Bau politisasi hukum pun sangat terang dalam detailnya. Apa relevansi dari catatan rapat dan strategi politik PDI-P dalam buku agenda Hasto dalam kasus yang tengah diperiksa? Mengapa catatan tersebut tidak dikembalikan kepada yang bersangkutan? Potensi politisasi hukum juga rentan muncul dalam pemanggilan Hasto dalam kasus korupsi pada Direktorat Jenderal Kereta Api Kementerian Perhubungan oleh KPK. Peristiwa tersebut dikaitkan dengan era Pilpres 2019, tepatnya saat Hasto menjadi Sekretaris Tim Pemenangan Nasional (TPN) Joko Widodo-Ma’ruf Amin.
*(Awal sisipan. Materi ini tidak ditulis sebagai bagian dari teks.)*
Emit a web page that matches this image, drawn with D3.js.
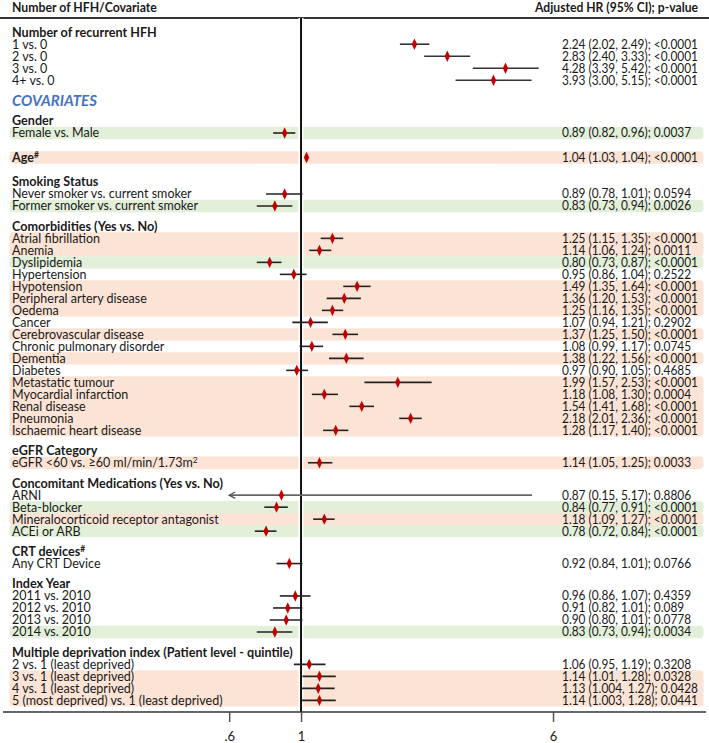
<!DOCTYPE html>
<html><head><meta charset="utf-8">
<script src="https://cdn.jsdelivr.net/npm/d3@7"></script>
<style>body{margin:0;background:#fff} svg{display:block} text{font-family:Lato,"Open Sans",sans-serif}</style>
</head><body><svg id="c" width="709" height="743"></svg>
<script>
// ---------------- data ----------------
const rowLabels = [
  "Number of recurrent HFH","1 vs. 0","2 vs. 0","3 vs. 0","4+ vs. 0",
  "COVARIATES",
  "Gender","Female vs. Male",
  "Age^#",
  "Smoking Status","Never smoker vs. current smoker","Former smoker vs. current smoker",
  "Comorbidities (Yes vs. No)","Atrial fibrillation","Anemia","Dyslipidemia","Hypertension","Hypotension",
  "Peripheral artery disease","Oedema","Cancer","Cerebrovascular disease","Chronic pulmonary disorder",
  "Dementia","Diabetes","Metastatic tumour","Myocardial infarction","Renal disease","Pneumonia","Ischaemic heart disease",
  "eGFR Category","eGFR <60 vs. \u226560 ml/min/1.73m^2",
  "Concomitant Medications (Yes vs. No)","ARNI","Beta-blocker","Mineralocorticoid receptor antagonist","ACEi or ARB",
  "CRT devices^#","Any CRT Device",
  "Index Year","2011 vs. 2010","2012 vs. 2010","2013 vs. 2010","2014 vs. 2010",
  "Multiple deprivation index (Patient level - quintile)","2 vs. 1 (least deprived)","3 vs. 1 (least deprived)",
  "4 vs. 1 (least deprived)","5 (most deprived) vs. 1 (least deprived)"
];
// h = group header, t = section title, b = bold single covariate row, d = data row
const rowKinds = [
  "h","d","d","d","d",
  "t",
  "h","d",
  "b",
  "h","d","d",
  "h","d","d","d","d","d","d","d","d","d","d","d","d","d","d","d","d","d",
  "h","d",
  "h","d","d","d","d",
  "h","d",
  "h","d","d","d","d",
  "h","d","d","d","d"
];
const hr = [
  null,2.24,2.83,4.28,3.93,
  null,
  null,0.89,
  1.04,
  null,0.89,0.83,
  null,1.25,1.14,0.80,0.95,1.49,1.36,1.25,1.07,1.37,1.08,1.38,0.97,1.99,1.18,1.54,2.18,1.28,
  null,1.14,
  null,0.87,0.84,1.18,0.78,
  null,0.92,
  null,0.96,0.91,0.90,0.83,
  null,1.06,1.14,1.13,1.14
];
const lower = [
  null,2.02,2.40,3.39,3.00,
  null,
  null,0.82,
  1.03,
  null,0.78,0.73,
  null,1.15,1.06,0.73,0.86,1.35,1.20,1.16,0.94,1.25,0.99,1.22,0.90,1.57,1.08,1.41,2.01,1.17,
  null,1.05,
  null,0.15,0.77,1.09,0.72,
  null,0.84,
  null,0.86,0.82,0.80,0.73,
  null,0.95,1.01,1.004,1.003
];
const upper = [
  null,2.49,3.33,5.42,5.15,
  null,
  null,0.96,
  1.04,
  null,1.01,0.94,
  null,1.35,1.24,0.87,1.04,1.64,1.53,1.35,1.21,1.50,1.17,1.56,1.05,2.53,1.30,1.68,2.36,1.40,
  null,1.25,
  null,5.17,0.91,1.27,0.84,
  null,1.01,
  null,1.07,1.01,1.01,0.94,
  null,1.19,1.28,1.27,1.28
];
const pValues = [
  null,"<0.0001","<0.0001","<0.0001","<0.0001",
  null,
  null,"0.0037",
  "<0.0001",
  null,"0.0594","0.0026",
  null,"<0.0001","0.0011","<0.0001","0.2522","<0.0001","<0.0001","<0.0001","0.2902","<0.0001","0.0745",
  "<0.0001","0.4685","<0.0001","0.0004","<0.0001","<0.0001","<0.0001",
  null,"0.0033",
  null,"0.8806","<0.0001","<0.0001","<0.0001",
  null,"0.0766",
  null,"0.4359","0.089","0.0778","0.0034",
  null,"0.3208","0.0328","0.0428","0.0441"
];
const tickValues = [0.6, 1, 6];
const tickLabels = [".6", "1", "6"];
const headerLeft = "Number of HFH/Covariate";
const headerRight = "Adjusted HR (95% CI); p-value";

// ---------------- layout ----------------
const W = 709, H = 743;
const svg = d3.select("#c");
const FONT = "Lato, 'Open Sans', sans-serif";
const TXT = "#1a1a1a";
const FS = 12.6;

// horizontal stretch factor so a reference string gets a target width (source font is Calibri-like)
function fitX(str, size, weight, style, target) {
  const t = svg.append("text").attr("font-size", size).attr("font-weight", weight)
    .attr("font-style", style).attr("font-family", FONT).text(str);
  const w = t.node().getComputedTextLength();
  t.remove();
  return w > 0 ? target / w : 1;
}
const sxReg = fitX("Mineralocorticoid receptor antagonist", FS, 400, "normal", 207);
const sxBold = fitX("Concomitant Medications (Yes vs. No)", FS, 700, "normal", 211);
const sxVal = fitX("2.24 (2.02, 2.49); <0.0001", FS, 400, "normal", 136);
const sxHL = fitX(headerLeft, FS, 700, "normal", 145);
const sxHR = fitX(headerRight, FS, 700, "normal", 163);
const sxCov = fitX("COVARIATES", 15, 700, "italic", 85);
const sq = (ax, s) => `translate(${ax},0) scale(${s},1) translate(${-ax},0)`;

// row positions in "row units" (gaps between sections)
const units = [];
let u = 0;
rowKinds.forEach((k, i) => {
  if (i > 0) {
    const prev = rowKinds[i - 1];
    let step = 1;
    if (k === "h" || k === "t") step += (prev === "b" ? 1.04 : 0.7);
    if (k === "b") step += 1.04;
    u += step;
  }
  units.push(u);
});
const y = d3.scaleLinear().domain([0, 1]).range([32.2, 44.2]);
const x = d3.scaleLog().domain([0.6, 6]).range([229.2, 553]).clamp(true);

const rows = rowLabels.map((label, i) => ({
  i, label, kind: rowKinds[i], hr: hr[i], lo: lower[i], hi: upper[i], p: pValues[i], yy: y(units[i])
}));
const covStart = rowKinds.indexOf("t");
rows.forEach(r => {
  r.band = null;
  if (r.i > covStart && r.hr != null) {
    if (r.lo > 1) r.band = "o"; else if (r.hi < 1) r.band = "g";
  }
});
const bandFill = { o: "#fbe4d5", g: "#e2efd9" };

// merge consecutive band rows
const groups = [];
rows.forEach(r => {
  if (!r.band) return;
  const g = groups[groups.length - 1];
  if (g && g.band === r.band && g.last.i === r.i - 1 && Math.abs(r.yy - g.last.yy - 12) < 0.5) {
    g.last = r;
  } else groups.push({ band: r.band, first: r, last: r });
});
const halfH = 6.2;
svg.append("g").selectAll("rect").data(groups).join("rect")
  .attr("x", 9.5).attr("width", 694)
  .attr("y", g => g.first.yy - halfH)
  .attr("height", g => g.last.yy - g.first.yy + 2 * halfH)
  .attr("rx", 4).attr("ry", 4)
  .attr("fill", g => bandFill[g.band]);

// header
svg.append("text").attr("x", 12).attr("y", 8).attr("dy", "0.35em")
  .attr("transform", sq(12, sxHL))
  .attr("font-weight", 700).attr("font-size", FS).attr("fill", TXT).text(headerLeft);
svg.append("text").attr("x", 698).attr("y", 8).attr("dy", "0.35em").attr("text-anchor", "end")
  .attr("transform", sq(698, sxHR))
  .attr("font-weight", 700).attr("font-size", FS).attr("fill", TXT).text(headerRight);
svg.append("line").attr("x1", 0).attr("x2", W).attr("y1", 18).attr("y2", 18)
  .attr("stroke", "#333").attr("stroke-width", 1.8);

// vertical reference line at HR = 1
const axisY = 712;
svg.append("line").attr("x1", x(1)).attr("x2", x(1)).attr("y1", 18).attr("y2", axisY)
  .attr("stroke", "#fff").attr("stroke-width", 5);
svg.append("line").attr("x1", x(1)).attr("x2", x(1)).attr("y1", 18).attr("y2", axisY)
  .attr("stroke", "#111").attr("stroke-width", 2);

// labels
const lab = svg.append("g");
rows.forEach(r => {
  const t = lab.append("text").attr("x", 12).attr("y", r.yy).attr("dy", "0.35em").attr("fill", TXT);
  if (r.kind === "t") {
    t.attr("font-size", 15).attr("font-weight", 700).attr("font-style", "italic").attr("fill", "#4472c4")
      .attr("transform", sq(12, sxCov));
  } else {
    const bold = (r.kind === "h" || r.kind === "b");
    t.attr("font-size", FS).attr("font-weight", bold ? 700 : 400)
      .attr("transform", sq(12, bold ? sxBold : sxReg));
  }
  const parts = r.label.split("^");
  t.append("tspan").text(parts[0]);
  if (parts[1]) t.append("tspan").attr("font-size", 8.5).attr("dy", "-0.45em").text(parts[1]);
});

// CI lines and points
const fmtHR = d3.format(".2f");
const fmtCI = v => Math.abs(v * 100 - Math.round(v * 100)) < 1e-6 ? v.toFixed(2) : v.toFixed(3);
const data = rows.filter(r => r.hr != null);
const marks = svg.append("g");
data.forEach(r => {
  const clipped = r.lo < x.domain()[0];
  const x1 = x(r.lo), x2 = x(r.hi);
  marks.append("line").attr("x1", x1).attr("x2", x2).attr("y1", r.yy).attr("y2", r.yy)
    .attr("stroke", clipped ? "#666" : (r.i < covStart ? "#333" : "#222")).attr("stroke-width", 1.6);
  if (clipped) {
    marks.append("path")
      .attr("d", `M${x1 + 6},${r.yy - 3.2}L${x1},${r.yy}L${x1 + 6},${r.yy + 3.2}`)
      .attr("fill", "none").attr("stroke", "#555").attr("stroke-width", 1.3);
  }
});
marks.selectAll("path.pt").data(data).join("path").attr("class", "pt")
  .attr("transform", r => `translate(${x(r.hr)},${r.yy}) scale(0.85,1.05)`)
  .attr("d", d3.symbol(d3.symbolDiamond, 34))
  .attr("fill", "#c00000");

// right column text
svg.append("g").attr("transform", sq(562, sxVal)).selectAll("text").data(data).join("text")
  .attr("x", 562).attr("y", r => r.yy).attr("dy", "0.35em")
  .attr("font-size", FS).attr("fill", TXT)
  .text(r => `${fmtHR(r.hr)} (${fmtCI(r.lo)}, ${fmtCI(r.hi)}); ${r.p}`);

// x axis
svg.append("line").attr("x1", 3).attr("x2", 706).attr("y1", axisY).attr("y2", axisY)
  .attr("stroke", "#333").attr("stroke-width", 1.6);
const ax = svg.append("g").attr("transform", `translate(0,${axisY})`)
  .call(d3.axisBottom(x).tickValues(tickValues).tickSize(10).tickPadding(10)
    .tickFormat((d, i) => tickLabels[i]));
ax.select(".domain").remove();
ax.selectAll(".tick line").attr("stroke", "#555").attr("stroke-width", 1.5);
ax.selectAll(".tick text").attr("font-family", FONT).attr("font-size", 13).attr("fill", TXT);
</script></body></html>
Di sini, kita akan menyaksikan apakah ada tendensi penggunaan aparat hukum sebagai jalan untuk politisasi atau bahkan hantaman terhadap rule of law.
Kita sama-sama hendak menyaksikan KPK berdiri tegak memberantas korupsi di tengah pusaran kuat gerak kekuasaan. Namun, jangan sampai lembaga pemberantasan korupsi ini tersandera sehingga hanya bekerja selaras dengan manuver-manuver politik kekuasaan. Jika dibiarkan, bukan tidak mungkin Indonesia kembali ke alam politik feodalisme Suharto yang ditandai oleh represi, penghancuran lawan politik, dan penghancuran tatanan demokrasi!